Uncredited (in order of appearance)
| George Magrill | guard |
| Eddie Parker | guard |
| Dale Van Sickel | guard |
| Vivian Austin | handmaiden |
| Fritz Leiber | Venreau |
| Belle Mitchell | native woman |
| John Bagni | native |
| Carmen D'Antonio | dancer |
| Charles Soldani | priest |

==Production==

Trailer for Cobra Woman

Universal announced the film in June 1942 starring Maria Montez, Jon Hall and Sabu, even before shooting had begun on their production of Arabian Nights. It was meant to follow that film but was pre-empted by White Savage.

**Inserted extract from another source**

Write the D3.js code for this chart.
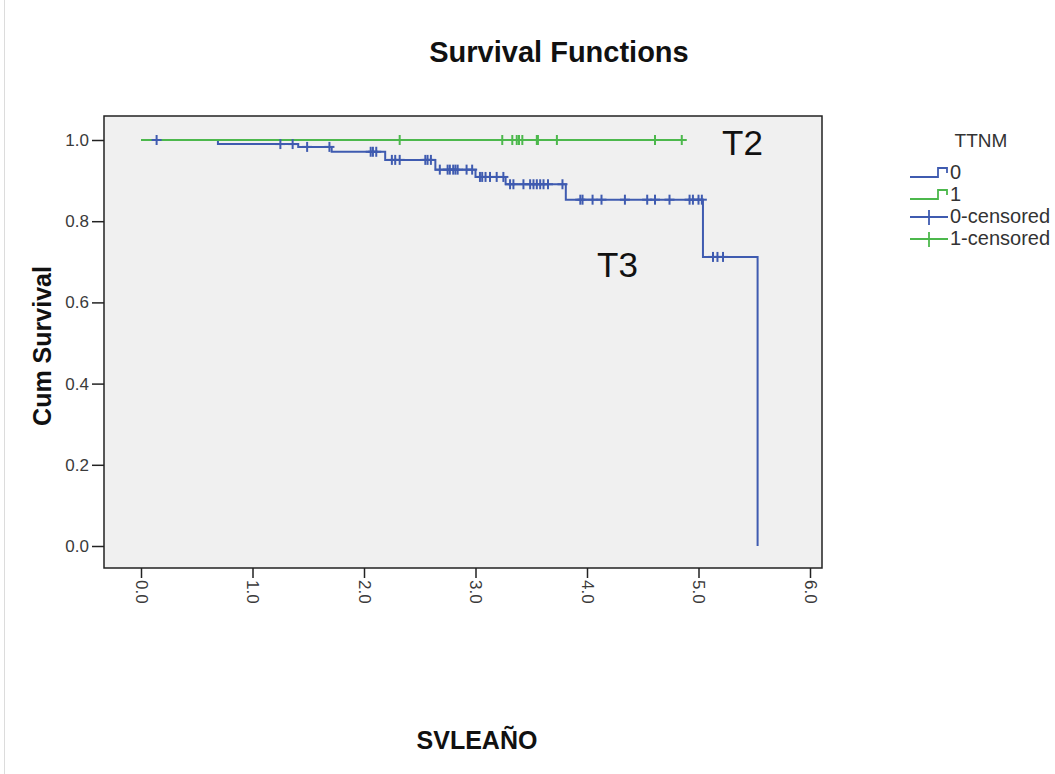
<!DOCTYPE html>
<html>
<head>
<meta charset="utf-8">
<script src="https://cdn.jsdelivr.net/npm/d3@7"></script>
<style>
  body { margin: 0; background: #fff; }
  text { font-family: "Liberation Sans", Arial, sans-serif; }
</style>
</head>
<body>
<svg id="chart" width="1055" height="774"></svg>
<script>
// Kaplan-Meier steps (time in years, cum survival)
var blueEventTimes = [0.69, 1.41, 1.71, 2.19, 2.64, 3.00, 3.27, 3.81, 5.04, 5.53];
var blueSurvival   = [0.990, 0.983, 0.971, 0.951, 0.927, 0.909, 0.891, 0.853, 0.712, 0.0];
var blueCensored = [0.14, 1.25, 1.36, 1.49, 1.69, 2.06, 2.08, 2.11, 2.25, 2.28, 2.32,
  2.55, 2.57, 2.60, 2.68, 2.75, 2.77, 2.80, 2.82, 2.84, 2.92, 2.97,
  3.04, 3.06, 3.09, 3.13, 3.19, 3.25, 3.31, 3.34, 3.43, 3.49, 3.52, 3.55, 3.58, 3.61, 3.65, 3.78,
  3.94, 3.96, 4.05, 4.13, 4.34, 4.54, 4.61, 4.74, 4.92, 4.95, 5.00, 5.03,
  5.13, 5.17, 5.22];

var greenEventTimes = [];
var greenSurvival = [];
var greenCensored = [2.32, 3.24, 3.33, 3.37, 3.39, 3.42, 3.55, 3.56, 3.73, 4.61, 4.85];
var greenEnd = 4.85;

var xTicks = [0, 1, 2, 3, 4, 5, 6];
var yTicks = [0, 0.2, 0.4, 0.6, 0.8, 1.0];
var legendItems = ["0", "1", "0-censored", "1-censored"];

var blue = "#3f5bb0", green = "#4cb84c";

var svg = d3.select("#chart");

// faint page edge
svg.append("line").attr("x1", 4.5).attr("x2", 4.5).attr("y1", 0).attr("y2", 774)
  .attr("stroke", "#dcdcdc").attr("stroke-width", 1);

// frame of the plot
var frame = {left: 104, right: 822, top: 116, bottom: 568};
svg.append("rect")
  .attr("x", frame.left).attr("y", frame.top)
  .attr("width", frame.right - frame.left).attr("height", frame.bottom - frame.top)
  .attr("fill", "#f0f0f0").attr("stroke", "#222").attr("stroke-width", 1.5);

var x = d3.scaleLinear().domain([0, 6]).range([141, 810]);
var y = d3.scaleLinear().domain([0, 1]).range([546, 140]);

// y axis
var yAxis = svg.append("g")
  .attr("transform", "translate(" + frame.left + ",0)")
  .call(d3.axisLeft(y).tickValues(yTicks).tickFormat(d3.format(".1f")).tickSize(12).tickPadding(3));
yAxis.select(".domain").remove();
yAxis.selectAll(".tick line").attr("stroke", "#222").attr("stroke-width", 1.5);
yAxis.selectAll(".tick text").attr("font-size", 17).attr("fill", "#3a3a3a")
  .style("font-family", "'Liberation Sans', Arial, sans-serif");

// x axis with labels turned 90 degrees
var xAxis = svg.append("g")
  .attr("transform", "translate(0," + frame.bottom + ")")
  .call(d3.axisBottom(x).tickValues(xTicks).tickFormat(d3.format(".1f")).tickSize(10));
xAxis.select(".domain").remove();
xAxis.selectAll(".tick line").attr("stroke", "#222").attr("stroke-width", 1.5);
xAxis.selectAll(".tick text")
  .attr("y", 0).attr("x", 12).attr("dy", "0.35em")
  .attr("transform", "rotate(90)")
  .attr("text-anchor", "start")
  .attr("font-size", 17).attr("fill", "#3a3a3a")
  .style("font-family", "'Liberation Sans', Arial, sans-serif");

// step curves
var line = d3.line()
  .x(function(d) { return x(d[0]); })
  .y(function(d) { return y(d[1]); })
  .curve(d3.curveStepAfter);

function stepPoints(times, surv, end) {
  var pts = [[0, 1]];
  times.forEach(function(t, i) { pts.push([t, surv[i]]); });
  if (end != null) pts.push([end, surv.length ? surv[surv.length - 1] : 1]);
  return pts;
}
function survAt(times, surv, t) {
  var i = d3.bisectRight(times, t);
  return i === 0 ? 1 : surv[i - 1];
}

// blue first, green on top of it along 1.0
svg.append("path").datum(stepPoints(blueEventTimes, blueSurvival, null))
  .attr("d", line).attr("fill", "none").attr("stroke", blue).attr("stroke-width", 2);
svg.append("path").datum(stepPoints(greenEventTimes, greenSurvival, greenEnd))
  .attr("d", line).attr("fill", "none").attr("stroke", green).attr("stroke-width", 2);

// censor marks (+)
function drawCensor(times, evT, evS, color) {
  var g = svg.append("g").selectAll("g").data(times).enter().append("g")
    .attr("transform", function(t) {
      return "translate(" + x(t) + "," + y(survAt(evT, evS, t)) + ")";
    });
  g.append("line").attr("x1", 0).attr("x2", 0).attr("y1", -5).attr("y2", 5)
    .attr("stroke", color).attr("stroke-width", 2);
  g.append("line").attr("x1", -5).attr("x2", 5).attr("y1", 0).attr("y2", 0)
    .attr("stroke", color).attr("stroke-width", 2);
}
drawCensor(greenCensored, greenEventTimes, greenSurvival, green);
drawCensor(blueCensored, blueEventTimes, blueSurvival, blue);

// titles
svg.append("text").attr("x", 559).attr("y", 62).attr("text-anchor", "middle")
  .attr("font-size", 29).attr("font-weight", "bold").attr("fill", "#111")
  .text("Survival Functions");
svg.append("text").attr("transform", "translate(51,346) rotate(-90)")
  .attr("text-anchor", "middle").attr("font-size", 25).attr("font-weight", "bold").attr("fill", "#111")
  .text("Cum Survival");
svg.append("text").attr("x", 477).attr("y", 749).attr("text-anchor", "middle")
  .attr("font-size", 25).attr("font-weight", "bold").attr("fill", "#111")
  .text("SVLEAÑO");

// T2 / T3 annotations
svg.append("text").attr("x", 722).attr("y", 155).attr("font-size", 35).attr("fill", "#111").text("T2");
svg.append("text").attr("x", 597).attr("y", 277).attr("font-size", 35).attr("fill", "#111").text("T3");

// legend
var leg = svg.append("g");
leg.append("text").attr("x", 981).attr("y", 147).attr("text-anchor", "middle")
  .attr("font-size", 19).attr("fill", "#333").text("TTNM");
var rows = leg.selectAll("g.item").data(legendItems).enter().append("g")
  .attr("class", "item")
  .attr("transform", function(d, i) { return "translate(0," + (i * 22) + ")"; });
rows.each(function(d, i) {
  var g = d3.select(this);
  var col = (i % 2 === 0) ? blue : green;
  if (i < 2) {
    g.append("path").attr("d", "M910,177H938V168H947V173")
      .attr("fill", "none").attr("stroke", col).attr("stroke-width", 1.8);
  } else {
    g.append("line").attr("x1", 910).attr("x2", 948).attr("y1", 173).attr("y2", 173)
      .attr("stroke", col).attr("stroke-width", 1.8);
    g.append("line").attr("x1", 929).attr("x2", 929).attr("y1", 166).attr("y2", 181)
      .attr("stroke", col).attr("stroke-width", 1.8);
  }
  g.append("text").attr("x", 950).attr("y", 179).attr("font-size", 20).attr("fill", "#333").text(d);
});
</script>
</body>
</html>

Filming took place in May 1943.

Robert Siodmak later called the film "silly but fun...Montez couldn't act from here to there but she was a great personality and completely believed in her roles: if she was playing a princess you had to treat her like one all through lunch but if she was a slave girl you could kick her around anyhow and she wouldn't object: Method Acting before its time you might say."

==Critical reception==
A contemporary review of the film by Bosley Crowther in The New York Times reported that "the submissive audience is witchingly rocked to sleep with as wacky an adventure fable as was ever dished up outside the comic strips." He also wrote that Cobra Island "is ruled by a viperous doll who snake-dances in the sacred temple, surrounded by a bevy of night-gowned toots," that "Miss Montez plays dual roles — those of the good twin and the bad twin — without a trace of distinction between," and that the film "is better than the funny papers, on which it was obviously based." Writing in AllMovie, critic Hans Wollstein described the film as "the quintessential romantic Montez-John Hall melodrama," "Hollywood escapism at its zenith," and "a rather choice slice of cinematic ham." A description of the film at Turner Classic Movies notes that "the absurdity of the plot of Cobra Woman was a source of creative inspiration for such diverse individuals as actor, director and playwright Charles Ludlam of the Ridiculous Theatrical Company and novelist Gore Vidal.

==In popular culture==
Universal's theatrical release poster can be seen in the 2013 film Mama.